A graphic designer and a fashion designer respectively, Bijelich and Ndatila started their label in 2011 to offer customers an alternative to what is paraded on local runways.

Fashion shows have become isolating phenomena - created for the wealthy and the spoilt, flourishing, as British design critic Stephen Bayley puts it, "on surplus. when we buy more than we need".

Ndatila trained as a couturier, but realised that creating outlandish styles for fashion victims was not what he wanted to do. "I wanted to create a statement in a more meaningful way, starting with the most iconic part of wardrobes: the T-shirt".
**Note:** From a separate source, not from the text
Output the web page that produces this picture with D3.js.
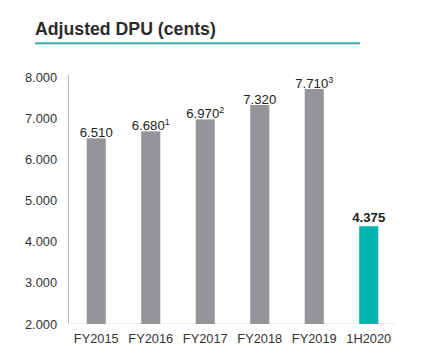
<!DOCTYPE html>
<html><head><meta charset="utf-8">
<script src="https://cdn.jsdelivr.net/npm/d3@7"></script>
<style>body{margin:0;background:#fff;}svg{display:block;font-family:"Liberation Sans",Arial,sans-serif;}</style>
</head><body><svg id="c" width="422" height="359"></svg>
<script>
const categories = ["FY2015","FY2016","FY2017","FY2018","FY2019","1H2020"];
const values = [6.510, 6.680, 6.970, 7.320, 7.710, 4.375];
const valueLabels = ["6.510","6.680","6.970","7.320","7.710","4.375"];
const footnotes = ["","1","2","","3",""];
const yTicks = [2,3,4,5,6,7,8];

const svg = d3.select("#c");
svg.append("text").attr("x",35).attr("y",35).attr("font-size",17.7).attr("font-weight","bold")
  .attr("fill","#2b2b2b").text("Adjusted DPU (cents)");
svg.append("rect").attr("x",35).attr("y",42.3).attr("width",325).attr("height",2).attr("fill","#36aaa8");

const x = d3.scaleBand().domain(categories).range([69,396]).paddingInner(0.65).paddingOuter(0.325);
const y = d3.scaleLinear().domain([2,8]).range([324,77]);

// axes
svg.append("line").attr("x1",68.5).attr("x2",68.5).attr("y1",y(8)-3).attr("y2",y(2)).attr("stroke","#b5b5b5");
svg.append("line").attr("x1",68).attr("x2",396).attr("y1",y(2)-0.5).attr("y2",y(2)-0.5).attr("stroke","#ececec");

const yAxis = svg.append("g").attr("transform","translate(57,0)")
  .call(d3.axisLeft(y).tickValues(yTicks).tickFormat(d3.format(".3f")).tickSize(0).tickPadding(0));
yAxis.select(".domain").remove();
yAxis.selectAll("text").attr("font-size",12.8).attr("fill","#333").attr("font-family","Liberation Sans, Arial, sans-serif");

const xAxis = svg.append("g").attr("transform",`translate(0,${y(2)})`)
  .call(d3.axisBottom(x).tickSize(0).tickPadding(10));
xAxis.select(".domain").remove();
xAxis.selectAll("text").attr("font-size",12.8).attr("fill","#333").attr("font-family","Liberation Sans, Arial, sans-serif");

svg.selectAll("rect.bar").data(categories).join("rect").attr("class","bar")
  .attr("x",d=>x(d)).attr("width",x.bandwidth())
  .attr("y",(d,i)=>y(values[i])).attr("height",(d,i)=>y(2)-y(values[i]))
  .attr("fill",(d,i)=>i===5?"#00b5ae":"#939598");

const lab = svg.selectAll("text.val").data(categories).join("text").attr("class","val")
  .attr("x",d=>x(d)+x.bandwidth()/2).attr("y",(d,i)=>y(values[i])-(i===5?4:1))
  .attr("text-anchor","middle").attr("font-size",13.2).attr("fill","#222")
  .attr("font-weight",(d,i)=>i===5?"bold":"normal");
lab.append("tspan").text((d,i)=>valueLabels[i]);
lab.append("tspan").attr("dy",-5).attr("font-size",9).text((d,i)=>footnotes[i]);
</script></body></html>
Their inspiration comes from cult iconography, merging clashing references in a collage of prints taken from global street culture, art and music.

Bijelich had been working in men's trends at Edgars and had become equally disillusioned with "fast fashion".

"There is always this tension between what only the rich can wear and the completely commercial nature of local fashion for the masses."

Their inspiration comes from decades of cult iconography, merging clashing references in a collage of prints taken from global street culture, art and music.

The brand, they say, is reminiscent of former times when fashion was tied to sociological movements and cultural ecology instead of blind consumerism.

''We're stepping off the fashion machine," says Bijelich. ''We're referencing a trend set by British designer Katharine Hamnett, stepping off the catwalks and onto the streets.

As Coco Chanel said: ''Fashion is not something that exists in dresses. Fashion is in the sky, in the street, fashion has to do with ideas, the way we live, what is happening."